Правда вроде бы победила, и вскоре не стало ни огромных журнальных тиражей, ни этой человеческой общности. Та рассеялась, как дым, — интеллигентные люди потеряли работу, деклассировались, занялись выживанием, и им стало не до высоких материй. А к 2021 году они cостарились или умерли.
Сейчас высшее образование, во всяком случае в больших городах, стало нормой. Если молодой человек не поступает на бюджетное отделение МГУ, он на коммерческой основе учится на политолого-экологическом факультете частной Академии сельскохозяйственной эзотерики. Полученный им диплом говорит не о знаниях, а о минимальном уровне цивилизованности — наниматели могут быть уверены, что он не станет ковырять в носу и материться при клиентах. Его светлый идеал — ипотека и взятая в кредит иномарка, на это уходят все душевные силы.
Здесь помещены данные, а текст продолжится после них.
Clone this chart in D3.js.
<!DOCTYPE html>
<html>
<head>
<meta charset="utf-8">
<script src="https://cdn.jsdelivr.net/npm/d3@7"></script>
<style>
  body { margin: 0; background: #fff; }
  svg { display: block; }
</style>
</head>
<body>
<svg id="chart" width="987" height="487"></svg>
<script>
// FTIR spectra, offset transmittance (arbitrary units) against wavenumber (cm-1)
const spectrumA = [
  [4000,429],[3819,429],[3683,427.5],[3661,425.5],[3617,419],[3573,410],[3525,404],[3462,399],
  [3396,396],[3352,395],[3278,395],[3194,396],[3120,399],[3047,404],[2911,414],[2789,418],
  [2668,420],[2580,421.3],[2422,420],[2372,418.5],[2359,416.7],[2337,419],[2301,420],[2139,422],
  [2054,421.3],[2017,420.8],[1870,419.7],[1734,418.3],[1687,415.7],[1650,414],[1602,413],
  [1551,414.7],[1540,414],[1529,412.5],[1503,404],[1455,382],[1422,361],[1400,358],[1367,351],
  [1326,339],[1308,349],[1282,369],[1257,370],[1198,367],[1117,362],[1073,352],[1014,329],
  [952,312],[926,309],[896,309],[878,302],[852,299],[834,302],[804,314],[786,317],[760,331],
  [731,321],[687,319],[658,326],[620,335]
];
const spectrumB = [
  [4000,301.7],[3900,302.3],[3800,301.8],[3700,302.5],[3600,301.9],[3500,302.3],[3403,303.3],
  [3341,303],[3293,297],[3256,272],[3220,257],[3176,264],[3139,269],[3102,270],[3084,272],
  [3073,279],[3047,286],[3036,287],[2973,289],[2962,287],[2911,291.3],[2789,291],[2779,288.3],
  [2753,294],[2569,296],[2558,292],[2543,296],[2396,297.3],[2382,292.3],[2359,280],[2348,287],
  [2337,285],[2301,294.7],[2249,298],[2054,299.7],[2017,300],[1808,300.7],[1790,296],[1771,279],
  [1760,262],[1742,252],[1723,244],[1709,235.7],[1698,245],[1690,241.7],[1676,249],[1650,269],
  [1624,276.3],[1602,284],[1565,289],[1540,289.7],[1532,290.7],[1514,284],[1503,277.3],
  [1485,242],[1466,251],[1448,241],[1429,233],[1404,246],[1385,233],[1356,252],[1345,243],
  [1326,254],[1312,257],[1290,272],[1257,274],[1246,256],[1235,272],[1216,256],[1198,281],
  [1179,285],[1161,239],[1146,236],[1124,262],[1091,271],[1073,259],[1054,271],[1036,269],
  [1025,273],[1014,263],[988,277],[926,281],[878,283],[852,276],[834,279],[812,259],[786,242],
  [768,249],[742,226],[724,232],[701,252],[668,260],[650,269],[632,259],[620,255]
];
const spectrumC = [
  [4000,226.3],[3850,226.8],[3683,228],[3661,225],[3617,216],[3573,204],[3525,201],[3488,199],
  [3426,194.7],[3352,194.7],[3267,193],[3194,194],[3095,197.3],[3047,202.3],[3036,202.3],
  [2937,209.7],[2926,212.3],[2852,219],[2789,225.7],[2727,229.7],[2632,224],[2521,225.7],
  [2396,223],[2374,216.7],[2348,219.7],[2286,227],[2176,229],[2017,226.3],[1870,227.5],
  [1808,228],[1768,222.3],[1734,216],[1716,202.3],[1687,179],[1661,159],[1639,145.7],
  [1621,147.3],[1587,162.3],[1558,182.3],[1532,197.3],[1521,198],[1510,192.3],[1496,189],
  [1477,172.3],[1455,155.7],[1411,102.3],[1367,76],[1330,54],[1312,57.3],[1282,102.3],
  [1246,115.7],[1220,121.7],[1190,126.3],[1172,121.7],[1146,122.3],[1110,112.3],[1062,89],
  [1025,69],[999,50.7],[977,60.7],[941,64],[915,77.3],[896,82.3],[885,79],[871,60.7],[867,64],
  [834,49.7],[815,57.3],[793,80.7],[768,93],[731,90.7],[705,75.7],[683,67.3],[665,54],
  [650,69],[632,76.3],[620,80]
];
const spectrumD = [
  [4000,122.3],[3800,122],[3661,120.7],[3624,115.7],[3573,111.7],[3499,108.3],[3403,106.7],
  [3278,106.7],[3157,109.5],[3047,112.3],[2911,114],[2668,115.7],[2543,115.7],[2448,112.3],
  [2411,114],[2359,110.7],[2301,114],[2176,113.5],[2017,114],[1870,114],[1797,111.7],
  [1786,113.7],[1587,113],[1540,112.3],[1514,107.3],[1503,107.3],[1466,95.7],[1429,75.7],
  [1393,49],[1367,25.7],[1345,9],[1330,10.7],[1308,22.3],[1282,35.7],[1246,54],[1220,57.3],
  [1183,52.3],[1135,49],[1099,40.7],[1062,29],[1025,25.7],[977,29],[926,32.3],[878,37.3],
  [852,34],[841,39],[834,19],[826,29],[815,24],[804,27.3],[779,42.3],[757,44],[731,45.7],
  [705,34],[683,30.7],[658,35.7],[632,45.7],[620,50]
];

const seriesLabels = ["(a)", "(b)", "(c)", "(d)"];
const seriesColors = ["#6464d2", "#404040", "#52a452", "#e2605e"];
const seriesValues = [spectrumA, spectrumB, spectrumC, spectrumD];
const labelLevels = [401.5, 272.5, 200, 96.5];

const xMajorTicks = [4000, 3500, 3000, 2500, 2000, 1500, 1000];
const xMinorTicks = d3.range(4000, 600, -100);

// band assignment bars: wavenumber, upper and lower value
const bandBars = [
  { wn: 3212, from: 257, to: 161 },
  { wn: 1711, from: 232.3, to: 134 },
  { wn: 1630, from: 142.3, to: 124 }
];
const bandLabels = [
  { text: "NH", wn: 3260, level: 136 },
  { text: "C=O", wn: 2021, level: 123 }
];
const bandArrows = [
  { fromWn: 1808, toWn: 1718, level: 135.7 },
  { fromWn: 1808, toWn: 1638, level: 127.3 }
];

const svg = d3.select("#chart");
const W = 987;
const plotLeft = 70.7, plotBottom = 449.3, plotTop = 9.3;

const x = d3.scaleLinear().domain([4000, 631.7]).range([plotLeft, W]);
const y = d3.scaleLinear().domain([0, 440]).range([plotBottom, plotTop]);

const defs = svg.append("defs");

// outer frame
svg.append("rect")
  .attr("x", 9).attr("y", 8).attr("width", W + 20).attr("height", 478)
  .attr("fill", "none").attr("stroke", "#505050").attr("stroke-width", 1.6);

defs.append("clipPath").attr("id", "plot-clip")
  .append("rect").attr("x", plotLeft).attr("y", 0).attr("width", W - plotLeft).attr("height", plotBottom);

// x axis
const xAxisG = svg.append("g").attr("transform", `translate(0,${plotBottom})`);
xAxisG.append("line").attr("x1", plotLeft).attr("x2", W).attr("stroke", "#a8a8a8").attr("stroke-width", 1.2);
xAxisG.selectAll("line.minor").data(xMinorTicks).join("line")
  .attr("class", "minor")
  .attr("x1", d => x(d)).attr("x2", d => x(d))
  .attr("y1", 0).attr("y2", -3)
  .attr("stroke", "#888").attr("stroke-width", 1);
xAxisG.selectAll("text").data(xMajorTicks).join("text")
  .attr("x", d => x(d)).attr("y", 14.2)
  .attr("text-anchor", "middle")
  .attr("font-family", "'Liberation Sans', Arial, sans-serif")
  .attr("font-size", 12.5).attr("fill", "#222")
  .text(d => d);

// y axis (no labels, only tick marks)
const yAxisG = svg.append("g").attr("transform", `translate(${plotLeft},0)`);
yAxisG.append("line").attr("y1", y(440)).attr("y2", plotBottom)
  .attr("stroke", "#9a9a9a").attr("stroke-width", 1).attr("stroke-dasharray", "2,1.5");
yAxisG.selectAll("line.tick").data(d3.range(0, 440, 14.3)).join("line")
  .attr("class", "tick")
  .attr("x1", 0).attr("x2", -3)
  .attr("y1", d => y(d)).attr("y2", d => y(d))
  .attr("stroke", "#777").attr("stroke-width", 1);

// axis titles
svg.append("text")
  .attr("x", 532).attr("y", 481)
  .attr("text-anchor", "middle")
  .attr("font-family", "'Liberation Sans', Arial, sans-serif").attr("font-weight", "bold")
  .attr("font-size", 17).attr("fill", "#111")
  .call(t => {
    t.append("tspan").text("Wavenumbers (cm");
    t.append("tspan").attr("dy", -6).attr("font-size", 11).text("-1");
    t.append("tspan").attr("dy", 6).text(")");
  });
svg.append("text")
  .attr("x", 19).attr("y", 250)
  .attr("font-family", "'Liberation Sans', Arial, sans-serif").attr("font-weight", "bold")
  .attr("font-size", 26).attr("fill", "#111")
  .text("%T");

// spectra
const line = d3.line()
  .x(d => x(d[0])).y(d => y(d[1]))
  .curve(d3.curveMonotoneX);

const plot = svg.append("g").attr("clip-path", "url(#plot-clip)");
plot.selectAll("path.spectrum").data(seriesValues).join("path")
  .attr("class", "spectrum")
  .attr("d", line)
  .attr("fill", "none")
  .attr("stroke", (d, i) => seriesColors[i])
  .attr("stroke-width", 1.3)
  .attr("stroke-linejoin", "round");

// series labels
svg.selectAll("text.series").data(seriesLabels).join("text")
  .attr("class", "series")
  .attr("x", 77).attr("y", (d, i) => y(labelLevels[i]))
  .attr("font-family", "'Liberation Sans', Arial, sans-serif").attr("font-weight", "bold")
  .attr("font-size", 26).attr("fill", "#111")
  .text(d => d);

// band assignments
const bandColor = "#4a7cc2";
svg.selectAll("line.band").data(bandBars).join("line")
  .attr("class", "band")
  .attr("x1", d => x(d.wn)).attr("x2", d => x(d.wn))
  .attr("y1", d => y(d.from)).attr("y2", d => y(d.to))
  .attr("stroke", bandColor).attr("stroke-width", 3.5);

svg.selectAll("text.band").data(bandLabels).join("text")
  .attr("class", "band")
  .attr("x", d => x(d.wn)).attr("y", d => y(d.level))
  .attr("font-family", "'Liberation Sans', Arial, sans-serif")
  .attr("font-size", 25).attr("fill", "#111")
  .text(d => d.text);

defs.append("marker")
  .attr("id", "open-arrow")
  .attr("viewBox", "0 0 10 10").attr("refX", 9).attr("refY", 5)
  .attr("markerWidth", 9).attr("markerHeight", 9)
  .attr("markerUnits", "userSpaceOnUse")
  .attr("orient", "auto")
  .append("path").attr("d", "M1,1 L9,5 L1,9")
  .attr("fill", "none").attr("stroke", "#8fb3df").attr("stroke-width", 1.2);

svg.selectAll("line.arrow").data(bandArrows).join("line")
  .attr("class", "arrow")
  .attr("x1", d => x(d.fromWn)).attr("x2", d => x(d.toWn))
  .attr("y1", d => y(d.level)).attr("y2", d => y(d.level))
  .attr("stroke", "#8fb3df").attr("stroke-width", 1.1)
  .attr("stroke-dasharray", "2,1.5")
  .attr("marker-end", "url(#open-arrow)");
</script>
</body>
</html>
Но таких молодых людей было предостаточно и во времена Петра Дмитриевича — желающие могут узнать об этом из его романа «Китай-город».
И все же — существует ли сейчас не только слово, но и понятие «интеллигенция» в том значении, которое в него вкладывал Боборыкин? В нулевых ее, скорее, не было — тогда еще жила идиосинкразия 90-х ко всему, что походило на высокопарную фразеологию. Туда же попадали и слова «долг», «честь», «вера», а здоровый цинизм казался нормой. И нельзя сказать, что сейчас это ушло.
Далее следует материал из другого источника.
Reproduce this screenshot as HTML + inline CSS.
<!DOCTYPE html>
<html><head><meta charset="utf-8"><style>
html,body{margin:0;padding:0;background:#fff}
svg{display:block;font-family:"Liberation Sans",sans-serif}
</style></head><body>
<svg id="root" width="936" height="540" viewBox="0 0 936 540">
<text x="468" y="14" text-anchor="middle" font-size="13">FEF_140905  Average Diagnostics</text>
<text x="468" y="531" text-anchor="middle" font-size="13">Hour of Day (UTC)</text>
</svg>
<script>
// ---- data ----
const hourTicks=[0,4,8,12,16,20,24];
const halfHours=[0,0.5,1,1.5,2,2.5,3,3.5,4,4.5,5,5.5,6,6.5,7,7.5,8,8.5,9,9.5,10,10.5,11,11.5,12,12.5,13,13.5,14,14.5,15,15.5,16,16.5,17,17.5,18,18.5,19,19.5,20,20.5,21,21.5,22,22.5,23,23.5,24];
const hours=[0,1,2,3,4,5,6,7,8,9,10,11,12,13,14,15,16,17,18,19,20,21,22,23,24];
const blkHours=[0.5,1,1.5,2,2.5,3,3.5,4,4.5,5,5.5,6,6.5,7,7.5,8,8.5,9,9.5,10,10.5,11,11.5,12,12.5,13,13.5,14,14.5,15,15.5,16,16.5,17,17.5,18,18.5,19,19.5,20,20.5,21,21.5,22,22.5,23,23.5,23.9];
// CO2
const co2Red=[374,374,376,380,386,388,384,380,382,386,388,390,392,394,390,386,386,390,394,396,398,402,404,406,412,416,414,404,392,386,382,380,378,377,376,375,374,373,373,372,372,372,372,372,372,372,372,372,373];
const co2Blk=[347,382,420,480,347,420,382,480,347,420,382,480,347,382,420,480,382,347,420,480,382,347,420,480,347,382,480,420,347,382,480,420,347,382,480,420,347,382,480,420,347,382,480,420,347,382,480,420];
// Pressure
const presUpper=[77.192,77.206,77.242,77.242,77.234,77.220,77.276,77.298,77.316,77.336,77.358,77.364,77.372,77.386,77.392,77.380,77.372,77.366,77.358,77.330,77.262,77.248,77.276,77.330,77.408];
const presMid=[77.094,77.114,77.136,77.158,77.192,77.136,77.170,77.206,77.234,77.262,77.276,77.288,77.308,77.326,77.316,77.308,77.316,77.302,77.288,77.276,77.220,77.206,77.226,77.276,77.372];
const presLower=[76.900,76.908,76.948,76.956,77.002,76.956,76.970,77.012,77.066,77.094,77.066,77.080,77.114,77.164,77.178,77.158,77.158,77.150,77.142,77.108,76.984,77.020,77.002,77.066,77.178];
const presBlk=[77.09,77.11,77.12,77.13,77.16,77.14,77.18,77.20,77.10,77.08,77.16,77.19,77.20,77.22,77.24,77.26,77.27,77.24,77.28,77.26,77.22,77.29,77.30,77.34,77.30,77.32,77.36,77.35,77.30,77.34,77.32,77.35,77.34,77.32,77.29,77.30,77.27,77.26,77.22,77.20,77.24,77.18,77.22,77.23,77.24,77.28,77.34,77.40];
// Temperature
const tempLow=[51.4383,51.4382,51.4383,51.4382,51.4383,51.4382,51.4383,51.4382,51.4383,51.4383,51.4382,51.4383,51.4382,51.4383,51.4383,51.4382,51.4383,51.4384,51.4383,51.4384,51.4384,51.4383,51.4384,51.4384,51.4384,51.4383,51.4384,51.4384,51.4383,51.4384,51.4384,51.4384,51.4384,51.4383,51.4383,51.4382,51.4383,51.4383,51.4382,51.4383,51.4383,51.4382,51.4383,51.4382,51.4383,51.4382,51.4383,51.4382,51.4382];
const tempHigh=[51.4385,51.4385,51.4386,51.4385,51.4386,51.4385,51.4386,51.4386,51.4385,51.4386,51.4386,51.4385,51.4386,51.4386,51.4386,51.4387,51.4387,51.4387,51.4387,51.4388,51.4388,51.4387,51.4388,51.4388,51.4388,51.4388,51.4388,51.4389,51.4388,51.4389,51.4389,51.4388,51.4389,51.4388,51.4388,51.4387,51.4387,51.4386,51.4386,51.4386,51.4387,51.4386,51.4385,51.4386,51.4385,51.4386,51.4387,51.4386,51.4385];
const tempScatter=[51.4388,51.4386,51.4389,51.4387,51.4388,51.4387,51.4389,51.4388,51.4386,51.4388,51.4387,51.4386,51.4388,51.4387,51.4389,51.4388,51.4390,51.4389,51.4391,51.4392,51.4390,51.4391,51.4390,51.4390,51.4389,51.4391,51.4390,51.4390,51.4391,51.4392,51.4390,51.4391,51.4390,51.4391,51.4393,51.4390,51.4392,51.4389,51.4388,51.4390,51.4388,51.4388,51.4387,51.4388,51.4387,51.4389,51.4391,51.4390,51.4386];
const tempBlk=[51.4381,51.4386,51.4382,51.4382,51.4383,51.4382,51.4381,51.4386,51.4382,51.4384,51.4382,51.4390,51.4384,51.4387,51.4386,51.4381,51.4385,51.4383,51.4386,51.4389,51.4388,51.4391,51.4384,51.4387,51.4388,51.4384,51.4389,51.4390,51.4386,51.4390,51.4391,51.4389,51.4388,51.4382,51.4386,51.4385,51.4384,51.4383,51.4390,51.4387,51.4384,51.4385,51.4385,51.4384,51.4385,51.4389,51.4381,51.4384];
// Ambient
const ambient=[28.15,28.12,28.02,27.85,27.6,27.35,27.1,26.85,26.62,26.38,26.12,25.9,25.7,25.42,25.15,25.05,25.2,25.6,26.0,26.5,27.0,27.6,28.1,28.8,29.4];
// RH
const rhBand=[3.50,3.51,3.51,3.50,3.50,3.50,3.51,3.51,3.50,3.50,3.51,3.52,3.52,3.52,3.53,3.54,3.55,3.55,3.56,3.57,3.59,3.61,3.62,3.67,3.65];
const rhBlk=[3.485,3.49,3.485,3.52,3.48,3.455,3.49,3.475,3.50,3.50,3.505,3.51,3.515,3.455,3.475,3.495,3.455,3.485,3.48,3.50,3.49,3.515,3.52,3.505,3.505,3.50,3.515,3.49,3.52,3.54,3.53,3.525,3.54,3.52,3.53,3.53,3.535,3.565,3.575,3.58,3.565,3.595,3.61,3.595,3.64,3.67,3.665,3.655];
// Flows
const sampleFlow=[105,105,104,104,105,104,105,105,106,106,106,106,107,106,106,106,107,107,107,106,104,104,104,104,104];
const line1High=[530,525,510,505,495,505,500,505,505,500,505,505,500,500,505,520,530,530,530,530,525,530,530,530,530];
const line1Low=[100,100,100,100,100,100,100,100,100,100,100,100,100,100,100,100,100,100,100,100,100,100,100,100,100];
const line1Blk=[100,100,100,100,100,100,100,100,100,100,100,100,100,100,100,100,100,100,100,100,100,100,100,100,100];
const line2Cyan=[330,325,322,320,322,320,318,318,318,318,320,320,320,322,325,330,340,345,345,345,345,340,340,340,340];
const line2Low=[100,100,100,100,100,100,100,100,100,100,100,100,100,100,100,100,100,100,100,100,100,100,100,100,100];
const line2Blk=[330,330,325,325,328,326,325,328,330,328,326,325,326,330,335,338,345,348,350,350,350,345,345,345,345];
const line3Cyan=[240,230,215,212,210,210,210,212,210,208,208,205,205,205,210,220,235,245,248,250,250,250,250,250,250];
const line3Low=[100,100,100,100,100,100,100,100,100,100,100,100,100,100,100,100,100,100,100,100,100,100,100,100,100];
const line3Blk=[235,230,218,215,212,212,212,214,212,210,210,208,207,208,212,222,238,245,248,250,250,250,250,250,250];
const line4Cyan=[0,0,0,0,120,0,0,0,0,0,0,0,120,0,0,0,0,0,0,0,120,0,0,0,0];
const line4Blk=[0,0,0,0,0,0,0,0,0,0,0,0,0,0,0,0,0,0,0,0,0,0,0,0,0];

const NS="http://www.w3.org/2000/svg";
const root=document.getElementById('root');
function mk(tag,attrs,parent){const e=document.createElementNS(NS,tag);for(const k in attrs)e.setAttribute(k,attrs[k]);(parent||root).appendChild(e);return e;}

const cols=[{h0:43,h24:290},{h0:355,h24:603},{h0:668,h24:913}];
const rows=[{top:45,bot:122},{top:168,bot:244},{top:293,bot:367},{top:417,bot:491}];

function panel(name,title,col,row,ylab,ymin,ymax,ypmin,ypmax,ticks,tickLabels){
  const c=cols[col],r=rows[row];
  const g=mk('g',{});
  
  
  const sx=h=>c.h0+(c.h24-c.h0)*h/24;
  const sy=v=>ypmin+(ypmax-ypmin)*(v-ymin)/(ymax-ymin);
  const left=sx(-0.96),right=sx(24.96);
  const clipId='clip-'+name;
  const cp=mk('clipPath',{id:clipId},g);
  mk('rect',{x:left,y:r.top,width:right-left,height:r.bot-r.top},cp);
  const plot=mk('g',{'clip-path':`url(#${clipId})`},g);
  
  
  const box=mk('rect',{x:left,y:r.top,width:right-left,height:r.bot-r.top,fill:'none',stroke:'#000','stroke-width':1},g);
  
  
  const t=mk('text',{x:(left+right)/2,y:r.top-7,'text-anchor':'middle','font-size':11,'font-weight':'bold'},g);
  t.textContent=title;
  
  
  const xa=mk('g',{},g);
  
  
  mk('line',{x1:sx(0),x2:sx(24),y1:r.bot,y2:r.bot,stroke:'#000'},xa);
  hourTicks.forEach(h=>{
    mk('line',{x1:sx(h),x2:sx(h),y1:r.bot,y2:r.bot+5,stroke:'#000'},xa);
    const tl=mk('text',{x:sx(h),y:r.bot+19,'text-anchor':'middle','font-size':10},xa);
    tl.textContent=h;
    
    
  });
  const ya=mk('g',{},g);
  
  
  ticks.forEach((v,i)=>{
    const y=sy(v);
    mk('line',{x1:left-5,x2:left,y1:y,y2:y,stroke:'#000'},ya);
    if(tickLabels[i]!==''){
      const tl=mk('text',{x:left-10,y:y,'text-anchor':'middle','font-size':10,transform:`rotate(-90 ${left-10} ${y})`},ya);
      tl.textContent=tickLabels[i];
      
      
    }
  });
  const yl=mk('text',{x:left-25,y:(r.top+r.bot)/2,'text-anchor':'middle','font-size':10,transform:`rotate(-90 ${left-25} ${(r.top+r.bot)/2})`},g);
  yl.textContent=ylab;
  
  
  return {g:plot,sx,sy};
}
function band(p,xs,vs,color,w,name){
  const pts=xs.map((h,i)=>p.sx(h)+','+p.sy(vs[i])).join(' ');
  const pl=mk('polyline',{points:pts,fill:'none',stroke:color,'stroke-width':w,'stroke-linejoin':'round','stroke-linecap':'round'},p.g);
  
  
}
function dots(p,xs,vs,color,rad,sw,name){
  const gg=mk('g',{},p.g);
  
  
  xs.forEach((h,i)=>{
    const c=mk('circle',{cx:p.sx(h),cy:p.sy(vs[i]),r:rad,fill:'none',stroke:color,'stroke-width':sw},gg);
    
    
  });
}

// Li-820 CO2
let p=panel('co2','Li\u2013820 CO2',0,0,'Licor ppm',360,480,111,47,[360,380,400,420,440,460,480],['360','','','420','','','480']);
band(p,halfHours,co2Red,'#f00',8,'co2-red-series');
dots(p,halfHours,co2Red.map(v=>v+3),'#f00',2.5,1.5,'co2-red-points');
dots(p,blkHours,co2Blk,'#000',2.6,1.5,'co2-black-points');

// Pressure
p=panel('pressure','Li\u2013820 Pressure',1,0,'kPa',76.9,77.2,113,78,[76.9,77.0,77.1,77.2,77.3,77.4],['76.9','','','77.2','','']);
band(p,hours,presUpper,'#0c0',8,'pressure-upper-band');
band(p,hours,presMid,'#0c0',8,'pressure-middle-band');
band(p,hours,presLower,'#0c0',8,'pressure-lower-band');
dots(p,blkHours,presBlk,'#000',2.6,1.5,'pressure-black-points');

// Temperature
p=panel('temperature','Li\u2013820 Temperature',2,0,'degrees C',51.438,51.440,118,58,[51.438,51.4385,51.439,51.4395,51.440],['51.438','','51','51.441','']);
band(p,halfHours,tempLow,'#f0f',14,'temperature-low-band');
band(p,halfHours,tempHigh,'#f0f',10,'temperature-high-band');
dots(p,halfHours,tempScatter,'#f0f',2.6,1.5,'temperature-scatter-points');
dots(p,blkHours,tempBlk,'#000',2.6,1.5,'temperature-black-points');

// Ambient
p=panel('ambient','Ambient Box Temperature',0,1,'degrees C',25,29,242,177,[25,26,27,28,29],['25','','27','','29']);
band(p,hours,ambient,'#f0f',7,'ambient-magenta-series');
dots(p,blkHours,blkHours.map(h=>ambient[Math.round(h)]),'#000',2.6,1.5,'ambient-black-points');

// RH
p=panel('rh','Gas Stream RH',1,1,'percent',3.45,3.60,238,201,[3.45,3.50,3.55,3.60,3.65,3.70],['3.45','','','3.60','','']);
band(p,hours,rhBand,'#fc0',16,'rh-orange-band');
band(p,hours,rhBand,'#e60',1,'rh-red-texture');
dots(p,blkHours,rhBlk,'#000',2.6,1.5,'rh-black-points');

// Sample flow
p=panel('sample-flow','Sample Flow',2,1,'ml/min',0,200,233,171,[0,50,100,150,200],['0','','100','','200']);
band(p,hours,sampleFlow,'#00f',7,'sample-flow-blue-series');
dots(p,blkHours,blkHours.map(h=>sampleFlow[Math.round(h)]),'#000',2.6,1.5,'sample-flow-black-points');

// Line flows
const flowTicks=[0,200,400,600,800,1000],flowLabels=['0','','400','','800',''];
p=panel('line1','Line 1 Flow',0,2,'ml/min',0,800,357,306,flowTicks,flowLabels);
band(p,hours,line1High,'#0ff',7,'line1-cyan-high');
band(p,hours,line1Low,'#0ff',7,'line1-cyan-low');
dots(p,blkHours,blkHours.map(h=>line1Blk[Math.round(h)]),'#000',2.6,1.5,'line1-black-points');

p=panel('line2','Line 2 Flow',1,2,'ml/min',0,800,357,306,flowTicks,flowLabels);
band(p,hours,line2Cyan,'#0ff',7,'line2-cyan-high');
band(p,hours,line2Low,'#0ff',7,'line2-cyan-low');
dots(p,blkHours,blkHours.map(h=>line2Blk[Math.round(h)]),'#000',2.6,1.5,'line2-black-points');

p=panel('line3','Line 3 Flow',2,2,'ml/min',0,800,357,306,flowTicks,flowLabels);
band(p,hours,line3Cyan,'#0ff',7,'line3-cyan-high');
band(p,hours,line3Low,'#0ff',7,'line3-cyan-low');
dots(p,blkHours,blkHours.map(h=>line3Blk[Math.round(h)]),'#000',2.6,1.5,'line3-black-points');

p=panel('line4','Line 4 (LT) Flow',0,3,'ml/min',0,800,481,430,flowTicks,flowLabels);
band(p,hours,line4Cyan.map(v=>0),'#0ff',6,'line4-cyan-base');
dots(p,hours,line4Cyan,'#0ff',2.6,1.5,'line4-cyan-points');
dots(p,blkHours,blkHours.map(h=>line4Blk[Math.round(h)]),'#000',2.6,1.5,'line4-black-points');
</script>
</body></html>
Присущего интеллигенции Боборыкина стремления порадеть за народ, в 2021-м нет и в помине. Народом стали бюджетники, фрилансеры и офисные клерки, общество раздробилось на атомы — какой уж тут духовный орден? Да и уверенности в том, что существующее положение вещей нехорошо, нет: интеллигенция стала топливом революции.
Но на нынешнем безотрадном духовном фоне идеи Петра Дмитриевича кажутся глотком свежего воздуха. А это значит, что понятие может ожить.